Ridículo

De una carta de León Bloy —tenía entonces 70 años— a una mujer:
… Es necesario que conteste, aunque sea brevemente, acerca de ciertas prácticas religiosas que le parecen a usted ridículas. ¿Por qué mirar a su alrededor? Ciertamente, nadie ha reprochado más que yo a nuestros católicos su menosprecio o su odio a la Belleza, consecuencia de la horrenda mediocridad de sus almas. Pero es fácil incurrir en error si se sale de la generalidad para caer en la observación particular. En cuanto a mí, tengo por principio no mirar a nadie en la iglesia, harto ocupado como estoy en humillarme para rogar por los otros y por mí mismo.
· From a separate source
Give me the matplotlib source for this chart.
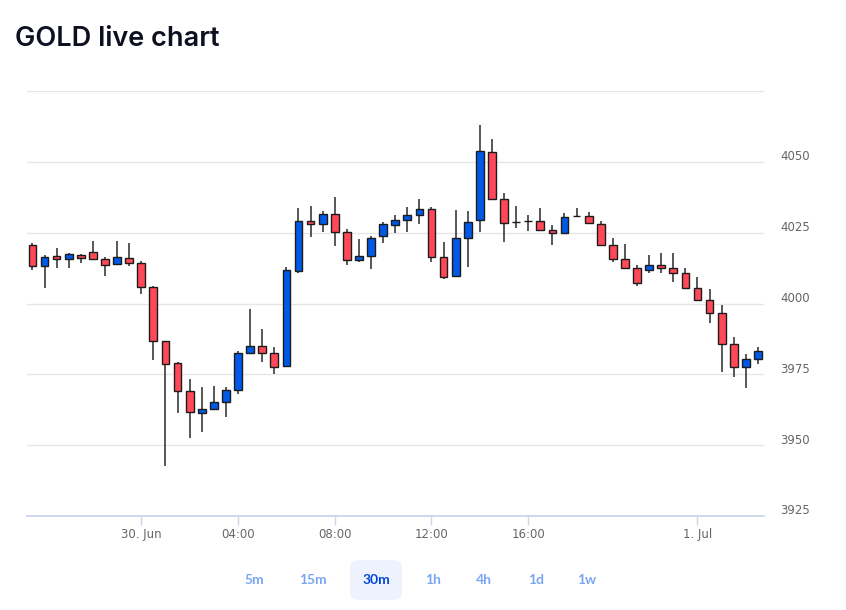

Puede que un día vea usted, Margarita, a un anciano de mísero aspecto, desgranando su rosario ante el Santo Sacramento, como podría hacerlo una pobre mujer, y acaso lo mire usted con un poco de desprecio, ignorando que ese personaje que le parecía grotesco no era otro que León Bloy en trance de orar por usted con todo su corazón, de orar de la única manera que concibe: hasta ofrecer su vida, si fuera necesario.
Regla absoluta: un acto de amor jamás puede ser ridículo.